According to the Standard for Hydrological Information and Hydrological
forecasting (GBT 22482-2008), an error tolerance of 20% is appropriate
in hydrological forecasting. Hence, the relative errors of all the
models fall within the acceptable range. In particular, the greatest
average relative error resulted from the original model, whereas the
smallest was generated by composite model 2 considering structural
breaks. Figure 9 illustrates that this model yields relative errors less
than 10% for 41 years out of the 54 years simulated. The relative
errors by this model were 10%–20% for 9 years and they were greater
than 30% for the remaining 4 years. Hence, most of the relative errors
by this model were low, while few were high. Therefore, the resulting
average relative error by composite model 2 was comparatively small.
From Figure 8, at the beginning of the research period, the three models
give the same relative error. However, the errors in the original model
and the composite model 1 increased after 2000. The errors in 1997,
2002, and 2009 were the greatest.
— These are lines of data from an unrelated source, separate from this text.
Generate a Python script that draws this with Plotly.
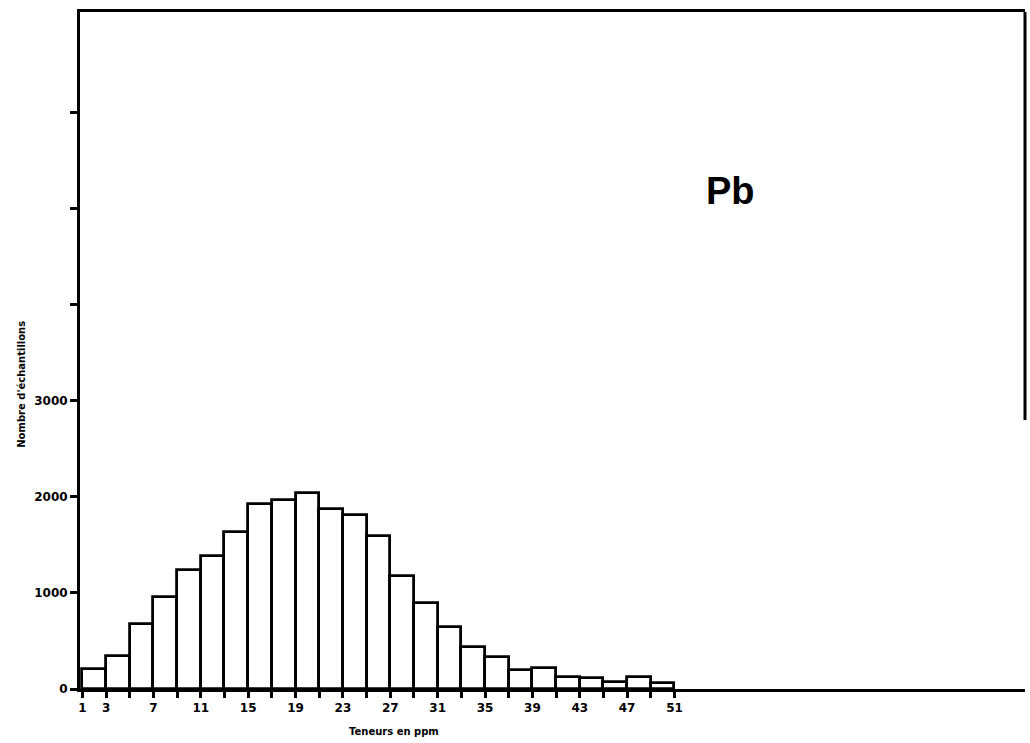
import plotly.graph_objects as go

# Pb contents histogram: classes of 2 ppm from 1 to 51 ppm
class_centres = [2, 4, 6, 8, 10, 12, 14, 16, 18, 20, 22, 24, 26,
                 28, 30, 32, 34, 36, 38, 40, 42, 44, 46, 48, 50]
counts = [210, 340, 680, 960, 1240, 1390, 1640, 1930, 1970, 2040, 1870, 1810, 1590,
          1180, 900, 650, 440, 330, 200, 220, 130, 110, 70, 130, 60]
class_width = 2

x_tick_vals = [1, 3, 5, 7, 9, 11, 13, 15, 17, 19, 21, 23, 25, 27, 29, 31, 33, 35,
               37, 39, 41, 43, 45, 47, 49, 51]
x_tick_text = ["1", "3", "", "7", "", "11", "", "15", "", "19", "", "23", "", "27",
               "", "31", "", "35", "", "39", "", "43", "", "47", "", "51"]
y_tick_vals = [0, 1000, 2000, 3000, 4000, 5000, 6000]
y_tick_text = ["0", "1000", "2000", "3000", "", "", ""]

fig = go.Figure()
fig.add_trace(go.Bar(
    x=class_centres,
    y=counts,
    width=class_width,
    marker=dict(color="white", line=dict(color="black", width=2.8)),
    showlegend=False,
    hoverinfo="x+y",
))

tick_font = dict(family="DejaVu Sans", size=12, color="black", weight="bold")

fig.update_layout(
    width=1030,
    height=743,
    margin=dict(l=80, r=5, t=12, b=54),
    paper_bgcolor="white",
    plot_bgcolor="white",
    bargap=0,
    xaxis=dict(
        range=[0.8, 80.6],
        tickmode="array",
        tickvals=x_tick_vals,
        ticktext=x_tick_text,
        ticks="outside",
        ticklen=6,
        tickwidth=2.5,
        tickcolor="black",
        tickfont=tick_font,
        showline=True,
        linecolor="black",
        linewidth=3,
        mirror=True,
        showgrid=False,
        zeroline=False,
    ),
    yaxis=dict(
        range=[0, 7050],
        tickmode="array",
        tickvals=y_tick_vals,
        ticktext=y_tick_text,
        ticks="outside",
        ticklen=7,
        tickwidth=2.5,
        tickcolor="black",
        tickfont=tick_font,
        showline=True,
        linecolor="black",
        linewidth=3,
        showgrid=False,
        zeroline=False,
    ),
    shapes=[
        # right-hand frame edge, drawn only over the upper part of the plot
        dict(type="line", xref="paper", yref="y", x0=1, x1=1, y0=2800, y1=7050,
             line=dict(color="black", width=3)),
    ],
    annotations=[
        dict(text="Pb", xref="paper", yref="paper", x=0.688, y=0.735,
             xanchor="center", yanchor="middle", showarrow=False,
             font=dict(family="Liberation Sans", size=38, color="black", weight="bold")),
        dict(text="Teneurs en ppm", xref="paper", yref="paper", x=0.332, y=-0.0635,
             xanchor="center", yanchor="middle", showarrow=False,
             font=dict(family="DejaVu Sans", size=10, color="black", weight="bold")),
        dict(text="Nombre d'échantillons", xref="paper", yref="paper", x=-0.062, y=0.45,
             xanchor="center", yanchor="middle", textangle=-90, showarrow=False,
             font=dict(family="DejaVu Sans", size=10, color="black", weight="bold")),
    ],
)

fig.write_html("out.html")
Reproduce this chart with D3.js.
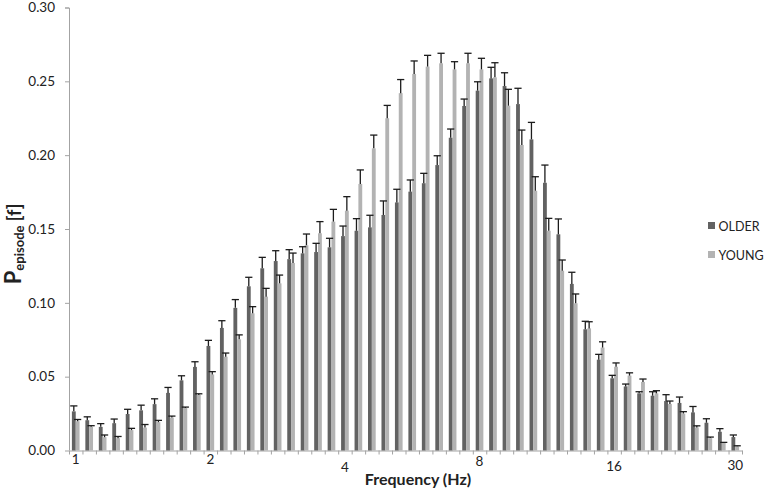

Furthermore, the composite model 2
provided more satisfactory runoff simulation results and smaller
relative errors for these years. Because this model considered the local
variation characteristics and structural breaks of the multi-temporal
components, its overall simulation accuracy was higher. The model could
more accurately reflect the long-term equilibrium and short-term
fluctuating relationships between the runoff and sediment discharge in
the source region of the Yellow River.